東京証券取引所は10月1日、上場する株式などの金融商品を終日売買停止とした。市場に、相場情報を伝えるシステム機器に障害が発生したため。問題が発生したコンピュータシステムは、『富士通製』で、基幹システムで基本的な情報などを格納する。東証は、装置内のメモリーなどを交換したうえで2日に取引を再開する。
全株式の売買が終日出来なくなるのは、1999(平成11)年に取引が人を介して売買する『場立ち』からコンピュータシステム取引に移行して以来、初めての事態であります。証券取引所がシステム障害で、終日取引出来なくなるのはシンガポール取引所などでは発生したが、先進国では異例だ。
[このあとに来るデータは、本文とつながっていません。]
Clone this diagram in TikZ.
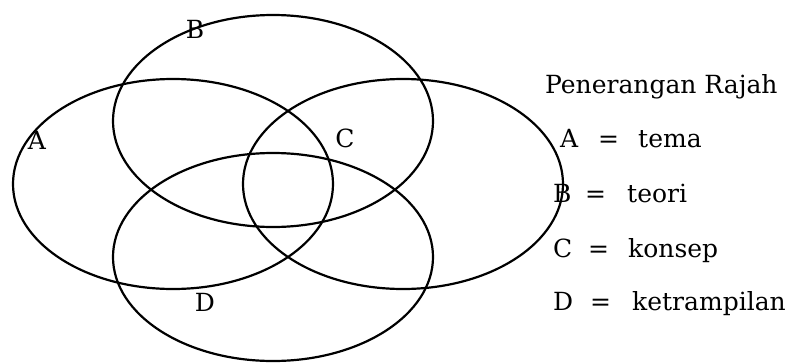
\documentclass[tikz,border=0pt]{standalone}
\usepackage{fontspec}
\setmainfont{DejaVu Serif}
\begin{document}
\begin{tikzpicture}[x=1pt,y=-1pt,
  ring/.style={line width=2.2pt},
  lbl/.style={font=\fontsize{25}{29}\selectfont, inner sep=0pt},
  leg/.style={font=\fontsize{25}{29}\selectfont, inner sep=0pt, anchor=base west}]
\path[use as bounding box] (0,0) rectangle (793,362);
% ellipses
\draw[ring] (173,184) ellipse [x radius=160, y radius=105];
\draw[ring] (273,121) ellipse [x radius=160, y radius=106];
\draw[ring] (403,184) ellipse [x radius=160, y radius=105];
\draw[ring] (273,257) ellipse [x radius=160, y radius=104];
% letters
\node[lbl] (la) at (37,140) {A};
\node[lbl] (lb) at (195,29) {B};
\node[lbl] (lc) at (345,138) {C};
\node[lbl] (ld) at (205,302) {D};
% legend
\node[leg] (title) at (545,93) {Penerangan Rajah};
\node[leg] (a1) at (560,147) {A};
\node[leg] (a2) at (598,147) {=};
\node[leg] (a3) at (638,147) {tema};
\node[leg] (b1) at (553,202) {B};
\node[leg] (b2) at (585,202) {=};
\node[leg] (b3) at (627,202) {teori};
\node[leg] (c1) at (553,257) {C};
\node[leg] (c2) at (588,257) {=};
\node[leg] (c3) at (628,257) {konsep};
\node[leg] (d1) at (553,310) {D};
\node[leg] (d2) at (590,310) {=};
\node[leg] (d3) at (632,310) {ketrampilan};
\end{tikzpicture}
\end{document}
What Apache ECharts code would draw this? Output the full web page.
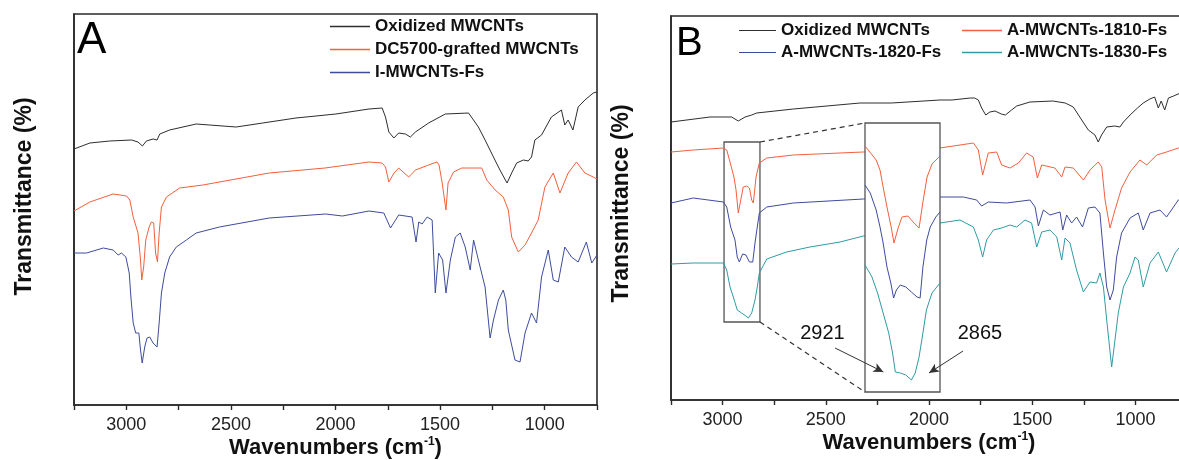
<!DOCTYPE html>
<html>
<head>
<meta charset="utf-8">
<script src="https://cdn.jsdelivr.net/npm/echarts@6/dist/echarts.min.js"></script>
<style>
  html, body { margin: 0; padding: 0; background: #fff; }
  #main { width: 1179px; height: 460px; }
</style>
</head>
<body>
<div id="main"></div>
<script>
// spectra: [wavenumber (cm-1), transmittance (a.u.)]
// panel A
var oxidizedA = [[3250,256],[3174,262],[3079,264],[2975,265],[2944,263],[2923,259],[2904,264],[2872,266],[2853,265],[2840,271],[2793,275],[2666,281],[2602,280],[2475,278],[2348,282],[2189,287],[1998,291],[1840,296],[1777,297],[1761,288],[1745,273],[1721,267],[1698,272],[1666,271],[1642,268],[1618,273],[1555,282],[1475,291],[1364,292],[1317,278],[1285,265],[1245,248],[1214,235],[1180,222],[1158,232],[1134,242],[1102,245],[1079,244],[1063,248],[1047,265],[1015,270],[968,288],[920,295],[904,280],[888,285],[865,275],[840,298],[808,305],[768,312],[750,313]];
var graftedA = [[3250,194],[3174,203],[3063,211],[2999,209],[2983,205],[2967,188],[2944,172],[2932,145],[2926,125],[2917,138],[2907,165],[2891,178],[2880,183],[2869,182],[2860,152],[2851,143],[2843,172],[2832,198],[2808,208],[2745,217],[2634,220],[2317,232],[2050,237],[1840,243],[1777,242],[1761,238],[1745,223],[1720,232],[1698,237],[1650,228],[1618,235],[1555,240],[1515,243],[1505,240],[1490,222],[1472,195],[1462,222],[1436,233],[1396,237],[1301,237],[1277,225],[1237,215],[1198,208],[1174,195],[1158,168],[1126,153],[1094,160],[1063,172],[1031,185],[999,218],[959,232],[927,212],[888,232],[848,243],[808,232],[768,228],[750,226]];
var iMwcntsA = [[3250,152],[3190,152],[3110,157],[3063,155],[3039,150],[3023,152],[3002,148],[2986,132],[2978,108],[2967,82],[2955,72],[2940,72],[2932,55],[2924,42],[2912,58],[2901,67],[2888,68],[2872,62],[2853,58],[2843,82],[2832,112],[2816,132],[2793,148],[2761,158],[2713,165],[2666,172],[2555,178],[2317,187],[2047,191],[1967,189],[1840,194],[1769,192],[1737,177],[1698,190],[1634,188],[1615,163],[1602,183],[1586,181],[1562,188],[1538,185],[1523,112],[1507,152],[1488,145],[1472,112],[1451,145],[1427,168],[1404,172],[1380,158],[1356,135],[1340,165],[1317,145],[1285,118],[1261,67],[1245,85],[1221,105],[1198,115],[1186,105],[1174,75],[1142,45],[1118,43],[1094,72],[1063,92],[1039,82],[1015,128],[983,155],[959,125],[935,123],[904,158],[872,148],[840,143],[801,163],[775,142],[750,150]];

// panel B
var oxidizedB = [[3250,278],[3061,283],[2956,283],[2924,279],[2891,283],[2859,285],[2835,287],[2657,291],[2334,297],[2182,297],[1947,300],[1889,300],[1800,302],[1779,302],[1761,300],[1745,292],[1725,285],[1705,288],[1680,289],[1650,286],[1630,285],[1600,290],[1575,294],[1511,298],[1400,299],[1340,297],[1301,293],[1260,280],[1228,270],[1196,265],[1180,258],[1164,265],[1139,273],[1100,274],[1075,273],[1058,278],[1026,285],[990,292],[962,297],[930,301],[907,303],[889,292],[875,299],[858,290],[840,302],[815,304],[782,307],[750,309]];
var fs1810B = [[3250,248],[3142,250],[2996,252],[2980,250],[2964,238],[2945,223],[2935,210],[2924,187],[2912,200],[2900,213],[2883,214],[2870,212],[2859,200],[2851,197],[2838,223],[2822,237],[2786,242],[2657,245],[2318,248],[1999,251],[1947,252],[1785,257],[1761,250],[1740,225],[1713,247],[1672,248],[1648,235],[1608,232],[1567,237],[1527,247],[1495,243],[1475,222],[1454,235],[1390,232],[1357,223],[1341,233],[1301,232],[1252,220],[1220,230],[1180,238],[1163,233],[1147,200],[1123,172],[1099,190],[1067,212],[1026,228],[978,240],[945,235],[897,245],[849,248],[792,252],[750,254]];
var fs1820B = [[3250,197],[3142,202],[2996,198],[2980,193],[2961,173],[2940,160],[2929,143],[2919,138],[2903,146],[2887,145],[2870,138],[2854,138],[2843,157],[2832,173],[2822,187],[2786,193],[2657,197],[2318,201],[1999,203],[1834,203],[1769,200],[1745,194],[1713,198],[1624,197],[1511,200],[1486,193],[1470,174],[1446,190],[1414,185],[1365,188],[1352,170],[1333,185],[1309,177],[1285,183],[1256,173],[1228,192],[1196,193],[1172,187],[1155,147],[1139,113],[1123,100],[1107,110],[1091,143],[1067,167],[1026,182],[986,187],[962,170],[929,187],[881,190],[849,183],[792,200],[750,205]];
var fs1830B = [[3250,136],[3142,137],[2996,137],[2980,130],[2964,113],[2948,103],[2929,90],[2908,87],[2887,84],[2875,82],[2859,87],[2843,100],[2832,113],[2822,127],[2786,141],[2690,148],[2577,153],[2431,158],[2318,164],[2109,173],[1999,177],[1947,177],[1850,180],[1785,173],[1761,160],[1740,143],[1721,160],[1688,170],[1648,172],[1608,175],[1575,173],[1535,180],[1503,177],[1478,153],[1454,168],[1414,170],[1381,163],[1357,140],[1341,162],[1317,157],[1285,130],[1252,108],[1220,118],[1188,117],[1172,127],[1155,113],[1139,80],[1115,33],[1099,60],[1083,87],[1058,113],[1026,127],[1002,143],[986,140],[962,113],[929,137],[889,148],[849,128],[808,147],[789,152],[750,154]];

// enlarged C-H stretching region (inset of panel B)
var insetRed = [[3010,246],[3006,246],[2978,232],[2967,222],[2958,205],[2947,185],[2935,165],[2927,149],[2915,164],[2904,175],[2887,176],[2872,170],[2855,164],[2844,190],[2832,215],[2818,228],[2798,235],[2795,236]];
var insetBlue = [[3010,207],[2995,199],[2978,182],[2967,165],[2958,149],[2947,125],[2936,109],[2928,94],[2920,102],[2909,107],[2893,105],[2877,100],[2861,95],[2852,94],[2844,125],[2833,152],[2823,165],[2807,175],[2795,180]];
var insetTeal = [[3010,127],[2990,115],[2974,99],[2958,79],[2942,59],[2931,39],[2923,20],[2909,19],[2893,17],[2877,12],[2866,19],[2855,35],[2844,59],[2834,82],[2818,99],[2795,109]];

// annotations
var peakLabels = ['2921', '2865'];
var zoomBox = [[2993, 258], [2819, 78]];

var chart = echarts.init(document.getElementById('main'));
var font = 'Liberation Sans, Arial, sans-serif';
var dark = '#2a2a2a';
var cBlack = '#2e2e2e', cRed = '#f2603e', cBlue = '#3e4c9c', cTeal = '#2e9ca4';
var lineIcon = 'path://M0,0H40V1.3H0Z';

function xAxisFor(g) {
  return {
    gridIndex: g, type: 'value', min: 750, max: 3250, interval: 250, inverse: true,
    axisLine: { show: true, onZero: false, lineStyle: { color: dark, width: 1.6 } },
    axisTick: { show: true, length: 5, lineStyle: { color: dark, width: 1.4 } },
    axisLabel: {
      fontFamily: font, fontSize: 18, color: '#222', margin: 11,
      formatter: function (v) { return v % 500 === 0 ? String(v) : ''; }
    },
    splitLine: { show: false },
    name: 'Wavenumbers (cm{sup|-1})', nameLocation: 'middle', nameGap: 31, nameMoveOverlap: false,
    nameTextStyle: {
      fontFamily: font, fontSize: 22, fontWeight: 'bold', color: '#111',
      rich: { sup: { fontFamily: font, fontSize: 12, fontWeight: 'bold', color: '#111', padding: [0, 0, 11, 0] } }
    }
  };
}
function yAxisFor(g, max, shift) {
  return {
    gridIndex: g, type: 'value', min: 0, max: max,
    axisLine: { show: true, onZero: false, lineStyle: { color: dark, width: 1.6 } },
    axisTick: { show: false }, axisLabel: { show: false }, splitLine: { show: false },
    name: 'Transmittance (%)', nameLocation: 'middle', nameGap: 38, nameMoveOverlap: false,
    nameTextStyle: { fontFamily: font, fontSize: 23, fontWeight: 'bold', color: '#111', padding: [0, 0, 0, shift] }
  };
}
function spectrum(name, data, color, axis, z) {
  return {
    name: name, type: 'line', data: data, xAxisIndex: axis, yAxisIndex: axis,
    symbol: 'none', z: z || 2, lineStyle: { color: color, width: 1 }, itemStyle: { color: color },
    animation: false
  };
}
var legendText = { fontFamily: font, fontSize: 17, fontWeight: 'bold', color: '#111' };

var option = {
  backgroundColor: '#fff',
  animation: false,
  title: [
    { text: 'A', left: 77, top: 19, padding: 0, textStyle: { fontFamily: font, fontSize: 44, fontWeight: 'normal', color: '#000' } },
    { text: 'B', left: 676, top: 24, padding: 0, textStyle: { fontFamily: font, fontSize: 40, fontWeight: 'normal', color: '#000' } }
  ],
  legend: [
    { left: 330, top: 18, padding: 0, orient: 'vertical', icon: lineIcon, itemWidth: 40, itemHeight: 14, itemGap: 6, selectedMode: false,
      data: ['Oxidized MWCNTs', 'DC5700-grafted MWCNTs', 'I-MWCNTs-Fs'], textStyle: legendText },
    { left: 739, top: 22, padding: 0, orient: 'vertical', icon: lineIcon, itemWidth: 37, itemHeight: 14, itemGap: 5, selectedMode: false,
      data: ['Oxidized MWCNTs', 'A-MWCNTs-1820-Fs'], textStyle: legendText },
    { left: 962, top: 22, padding: 0, orient: 'vertical', icon: lineIcon, itemWidth: 40, itemHeight: 14, itemGap: 5, selectedMode: false,
      data: ['A-MWCNTs-1810-Fs', 'A-MWCNTs-1830-Fs'], textStyle: legendText }
  ],
  grid: [
    { left: 74, top: 14, width: 523, height: 391, show: true, borderColor: dark, borderWidth: 1.6, outerBoundsMode: 'none' },
    { left: 671, top: 16, width: 516, height: 384, show: true, borderColor: dark, borderWidth: 1.6, outerBoundsMode: 'none' },
    { left: 865, top: 123, width: 75, height: 269, show: true, z: 5, backgroundColor: '#fff',
      borderColor: '#555', borderWidth: 1.3, outerBoundsMode: 'none' }
  ],
  xAxis: [
    xAxisFor(0), xAxisFor(1),
    { gridIndex: 2, type: 'value', min: 2795, max: 3010, inverse: true, show: false }
  ],
  yAxis: [
    yAxisFor(0, 391, 26), yAxisFor(1, 384, 9),
    { gridIndex: 2, type: 'value', min: 0, max: 269, show: false }
  ],
  series: [
    spectrum('Oxidized MWCNTs', oxidizedA, cBlack, 0),
    spectrum('DC5700-grafted MWCNTs', graftedA, cRed, 0),
    spectrum('I-MWCNTs-Fs', iMwcntsA, cBlue, 0),
    spectrum('Oxidized MWCNTs', oxidizedB, cBlack, 1),
    spectrum('A-MWCNTs-1810-Fs', fs1810B, cRed, 1),
    spectrum('A-MWCNTs-1820-Fs', fs1820B, cBlue, 1),
    spectrum('A-MWCNTs-1830-Fs', fs1830B, cTeal, 1),
    spectrum('A-MWCNTs-1810-Fs', insetRed, cRed, 2, 6),
    spectrum('A-MWCNTs-1820-Fs', insetBlue, cBlue, 2, 6),
    spectrum('A-MWCNTs-1830-Fs', insetTeal, cTeal, 2, 6),
    {
      name: 'zoom', type: 'line', data: [], xAxisIndex: 1, yAxisIndex: 1, z: 10, silent: true,
      markArea: {
        silent: true,
        itemStyle: { color: 'rgba(0,0,0,0)', borderColor: '#555', borderWidth: 1.3 },
        data: [[{ coord: zoomBox[0] }, { coord: zoomBox[1] }]]
      },
      markLine: {
        silent: true, symbol: ['none', 'none'], label: { show: false },
        lineStyle: { color: '#333', width: 1.2, type: [5, 4] },
        data: [
          [{ coord: [zoomBox[1][0], zoomBox[0][1]] }, { coord: [2310, 277] }],
          [{ coord: [zoomBox[1][0], zoomBox[1][1]] }, { coord: [2310, 8] }]
        ]
      }
    },
    {
      name: 'peaks', type: 'line', data: [], xAxisIndex: 1, yAxisIndex: 1, z: 10, silent: true,
      markLine: {
        silent: true, symbol: ['none', 'arrow'], symbolSize: [7, 10], label: { show: false },
        lineStyle: { color: '#333', width: 1, type: 'solid' },
        data: [
          [{ coord: [2455, 52] }, { coord: [2221, 28] }],
          [{ coord: [1835, 49] }, { coord: [2000, 27] }]
        ]
      },
      markPoint: {
        silent: true, symbol: 'rect', symbolSize: 1, itemStyle: { color: 'rgba(0,0,0,0)' },
        label: { show: true, position: 'inside', fontFamily: font, fontSize: 20, color: '#111',
          formatter: function (p) { return p.name; } },
        data: [
          { name: peakLabels[0], coord: [2516, 67] },
          { name: peakLabels[1], coord: [1753, 67] }
        ]
      }
    }
  ]
};
chart.setOption(option);
</script>
</body>
</html>
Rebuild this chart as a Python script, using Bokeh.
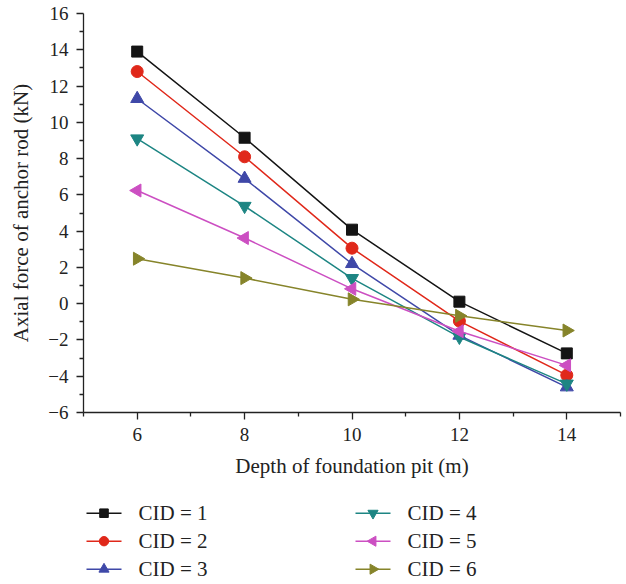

国際金融センター構想を東京が掲げても、インフラに不安を残すようではその道はおぼつかない。
東証はこの日、午前7時4分に相場情報を伝えるシステムを支える一部装置で故障が発生した。2つある装置の1つが故障し、バックアップ用の2台目システムへの切り替えも上手く行かなかった。証券会社のシステムダウンは、金融機関のそれと同様、被害は想像を絶するモノがあり、必ずバックアップされていて、イザの時にはこれが正常に機能するようにつくられているはずだ。
東証では通常、日本株売買3分の2を海外投資家が占めており、あわせて毎日約3兆円の取引がなされて、この売買機会が失われたことになります。日本での出来事が、世界へ影響を与えたことになります。外部からのサイバー攻撃の形跡は、見られないとしている。単なる故障事故のようだが、2連休明けのシステムダウンは、今後この業界らに深刻な影響を与えるだろう。
東証の取引停止を受け、東証と同じシステムを利用している名古屋、札幌、福岡の各証券取引所も取引を停止した。東証は13年に大阪取引所(旧大阪証券取引所)と経営統合し、大阪から上場企業約1100社を引き継いでいる。日本株の売買をほぼ独占し、上場企業の時価総額は世界3位となっている。
2010年にはシステムを刷新し、注文の処理速度を大幅に高速化。世界各市場で広がる超高速取引業者のニーズに対応出来るようにした。このように安定した収益を背景に、システムの高速化を進めてきたが、耐久性は十分に高められなかった。投資家の信頼を回復しなければマネーを呼び込めず、世界の市場間競争からも劣後しかねない。
取引の電子化は、システム障害と隣り合わせだ。今回ほど大規模ではないが、東証は10年のシステム刷新後、12年と18年に障害を起こしている。米国でも13年にナスダック証券取引所、15年にニューヨーク証券取引所でトラブルが起きるなど、海外の主要取引所でもシステム障害は決して珍しいことではないようだ。
だが米欧では、どこかの取引所がシステム障害を起こして売買を停止しても、今回の日本のように市場全体が機能不全に陥ることは少ない。複数市場に取引が分散しており、すぐに別の市場に投資家の注文が流れる仕組みが出来ている。『デジタル庁』の創設も言われるこの時、産官力を合わせて事故防止と、発展的解決策を急いで欲しいものだ。デジタル戦略は、国土の大小資源の多寡を問わない。